A lot of companies are always looking for experienced women developers, not a lot are willing to groom young women developers to grow their skills but if no one gives us a chance to gain experience we can’t be the experienced developers who can take your company to the next level. 

What skills do you need for a career in tech (aside from the actual tech skills)?

Communication skills are underrated in this industry. In a lot of cases being able to effectively communicate expectations, features and issues can save a lot of time. It’s much easier to get the help you need if you can communicate it.

What is your advice for aspiring entrepreneurs?
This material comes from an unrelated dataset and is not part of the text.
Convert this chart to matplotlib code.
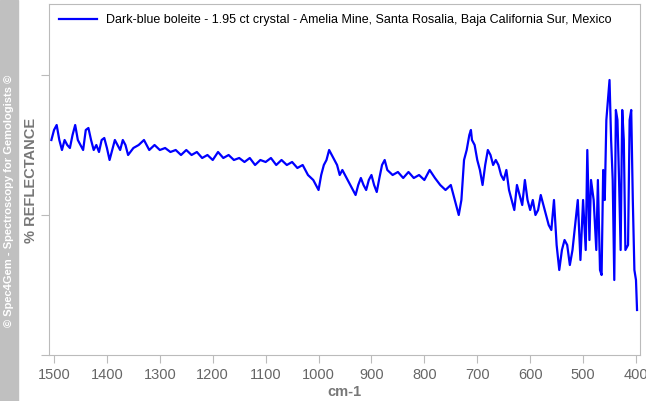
import matplotlib
matplotlib.use("Agg")
import matplotlib.pyplot as plt

plt.rcParams["font.family"] = "Liberation Sans"

wn = [1505,1500,1495,1490,1485,1480,1475,1470,1465,1460,1455,1450,1445,1440,1435,1430,1425,1420,1415,1410,1405,1400,1395,1390,1385,1380,1375,1370,1365,1360,1350,1340,1330,1320,1310,1300,1290,1280,1270,1260,1250,1240,1230,1220,1210,1200,1190,1180,1170,1160,1150,1140,1130,1120,1110,1100,1090,1080,1070,1060,1050,1040,1030,1020,1010,1005,1000,995,990,985,980,975,970,965,960,955,950,945,940,935,930,925,920,915,910,905,900,895,890,885,880,875,870,860,850,840,830,820,810,800,790,780,770,760,750,745,740,735,730,725,720,715,712,710,705,700,695,690,685,680,675,670,665,660,655,650,645,640,635,630,625,620,615,610,605,600,595,590,585,580,575,570,565,560,555,550,545,540,535,530,525,520,515,510,505,500,495,492,488,485,480,475,472,468,465,462,459,456,453,450,447,444,441,438,435,432,429,426,423,420,415,412,409,406,403,400,398]
pix = [140,130,125,140,150,140,145,148,135,125,140,145,150,130,128,140,150,145,152,140,138,148,160,150,140,145,150,140,145,155,148,145,140,150,145,150,148,152,150,155,150,155,152,158,155,160,152,158,155,160,158,162,158,165,160,162,158,165,160,165,162,168,165,175,180,185,190,175,165,160,150,155,160,165,175,170,175,180,185,190,195,185,178,185,190,180,175,185,192,178,165,160,170,175,172,178,172,178,175,180,170,178,185,190,185,195,205,215,200,160,150,135,130,140,145,160,170,185,165,150,155,165,160,165,175,180,170,190,200,210,185,195,205,180,200,210,200,215,210,195,205,215,225,230,200,245,270,250,240,245,265,250,225,200,260,200,250,150,240,180,200,250,180,270,275,170,200,120,100,80,140,180,280,110,120,180,250,110,140,250,245,120,110,200,270,280,310]
reflectance = [355 - p for p in pix]

fig = plt.figure(figsize=(6.46, 4.01), dpi=100)
fig.patches.append(plt.Rectangle((0, 0), 18/646, 1, transform=fig.transFigure, color="#c0c0c0", zorder=0))
fig.text(9/646, 0.5, "© Spec4Gem - Spectroscopy for Gemologists ©", rotation=90, color="white",
         fontsize=8, fontweight="bold", ha="center", va="center")
fig.text(31/646, 1-180/401, "% REFLECTANCE", rotation=90, color="#777777",
         fontsize=10.5, fontweight="bold", ha="center", va="center")
ax = fig.add_axes([49/646, 1-355/401, 591/646, 351/401])
ax.plot(wn, reflectance, color="#0000ff", lw=1.6,
        label="Dark-blue boleite - 1.95 ct crystal - Amelia Mine, Santa Rosalia, Baja California Sur, Mexico")
ax.set_xlim(1509.5, 392.4)
ax.set_ylim(0, 351)
ax.set_xticks(range(1500, 399, -100))
ax.set_yticks([0, 140, 280])
ax.set_yticklabels([])
for s in ax.spines.values():
    s.set_color("#bbbbbb")
ax.tick_params(colors="#bbbbbb", labelcolor="#666666", labelsize=10.5, length=6)
ax.set_xlabel("cm-1", color="#777777", fontweight="bold", fontsize=10.5, labelpad=2)
ax.legend(loc="upper left", frameon=False, fontsize=9, handlelength=3, borderaxespad=0.4)
fig.savefig("out.png", dpi=100)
I try not to think of myself as an entrepreneur but more as a problem solver, I am always pro-actively seeking to solve some of the issues I am passionate about. My advice for anyone is don’t be afraid to embarrass yourself.  I think as women we live in constant fear of embarrassing ourselves. This is why we are so risk-averse but we need to be more comfortable with doing the things that scare us.  

My advice for anyone is don’t be afraid to embarrass yourself.  I think as women we live in constant fear of embarrassing ourselves. This is why we are so risk-averse but we need to be more comfortable with doing the things that scare us. 

What and who were the influencers of who you are today?

My high school teacher, my mother, and all the amazing people in tech who inspire me everyday.

If you could go back in time, what advice would you give your 14-year-old self? 

Trust yourself, you got this!

Sewagodimo Matlapeng is a software developer, tech enthusiast and international tech speaker with a strong technical background as a Computer Science Honours graduate from the University of Cape Town. While in university, she was inducted into the Golden Key honors society for her academic excellence and was also a computer science tutor. She has experience with developing continuous integration pipelines and currently works as a Fullstack developer for Yoco, South Africa’s favourite card payment company.

Sewagodimo founded Indoni developers, a group for Black Women who are Software developers, with a focus on mentorship, skills development and opportunity. She is also the co-lead for Developer Circles from Facebook where she advocates for developer programs which focus on building, community development and entrepreneurship. Sewagodimo uses her Youtube channel “Sunshine in my Code”, to encourage and teach more people how to code, making tech more accessible and showing how global tech trends affect South Africa.